Collins: Who's the best first lady?

Photo from the Democratic National Convention via The Associated Press / In this image from video, Jill Biden is joined by her husband, Democratic presidential candidate former Vice President Joe Biden, after speaking during the second night of the Democratic National Convention on Tuesday, Aug. 18, 2020.
Photo from the Democratic National Convention via The Associated Press / In this image from video, Jill Biden is joined by her husband, Democratic presidential candidate former Vice President Joe Biden, after speaking during the second night of the Democratic National Convention on Tuesday, Aug. 18, 2020.

Already sorta looking forward to the Republican convention next week. The White House says Melania Trump will be speaking to the American people from the Rose Garden on Tuesday.

Chances are this year her speechwriters won't lift any lines from Michelle Obama like they did four years ago. Although if you hear Melania urging her audience to "grab our comfortable shoes, put on our masks, pack a brown-bag dinner and maybe breakfast, too," when they go to the polls, you will know what happened.

There's still some first lady fascination at the conventions. Michelle Obama's feisty first-night finale had people swooning.

Listening, I remembered the first time I ever saw her at a speaking engagement. It was very early in the 2008 campaign, and she appeared to be a nervous wreck. It wasn't really the public speaking that scared her - it was the thought that she could say something as an aside, or by mistake, that would screw up everything and ruin her husband's chance of becoming president.

I dare say we can all agree she's gotten over that.

Day 2 of the Democrats' virtual gathering starred Jill Biden, introducing herself to the national audience from a classroom where she used to teach English, and Day 3 was a mostly woman's place, even if a virtual one. Starring Kamala Harris, of course, and Hillary Clinton, whose attempt to move from that president's-wife shelf into the top job pretty much defined early 21st-century American politics.

Just for the heck of it, let's take a historical walk down First Lady Lane. Martha Washington tried, without much success, to get her husband to stop throwing extremely boring dinner parties. Dolley Madison opened up Washington to the kind of socializing nobody expected to find in a primitive capital in a swamp.

Sarah Polk's husband, James, was president just before the awful period leading up to the Civil War.
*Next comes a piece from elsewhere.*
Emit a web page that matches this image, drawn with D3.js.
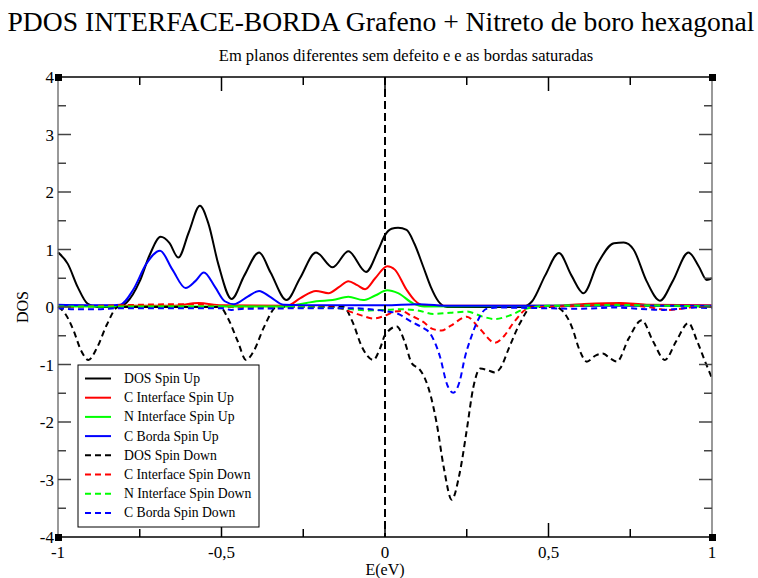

She served him as everything from secretary to political strategist until he died right after ending his term.

After the Polk era, presidential spouses retreated into the background. (Zachary Taylor's wife, Margaret, was so low profile that when Taylor died in office, an official deathbed portrait of the grieving survivors showed the first lady with her hands covering her face - nobody was entirely sure what she looked like.)

The modern first lady era began with Eleanor Roosevelt, who was really too extraordinary to compare to anyone else, and moved on to Mamie Eisenhower, who was heavily marketed as a presidential wife. ("Keep our first lady in the White House for four more years!")

We marched on to the present, through Jacqueline Kennedy, who gave the job megaglamour, and Lady Bird Johnson, who Americans came to realize was actually the family breadwinner, through the superefficient Rosalynn Carter and Nancy Reagan, who the public was taught to think of as only a superficial snob until her husband got sick and everyone realized that, politics aside, this really was a love match.

With Hillary, everything changed. She became as much a part of the public consciousness as the men in the White House. She helped us see that it was time to think about women in a different presidential role. She also demonstrated what a very bad idea it was to try to use the first lady thing as a springboard for the top job.

And now, nobody needs to. The future looks pretty terrifying on occasion, but it's almost certainly going to be one full of expanding political opportunities for women. More once and future female governors and senators. The vice presidency will look like old hat. We'll refer to the chief justice of the Supreme Court as "her" and gossip about which guy might make the best first gentleman.

Until we think of something better to call him.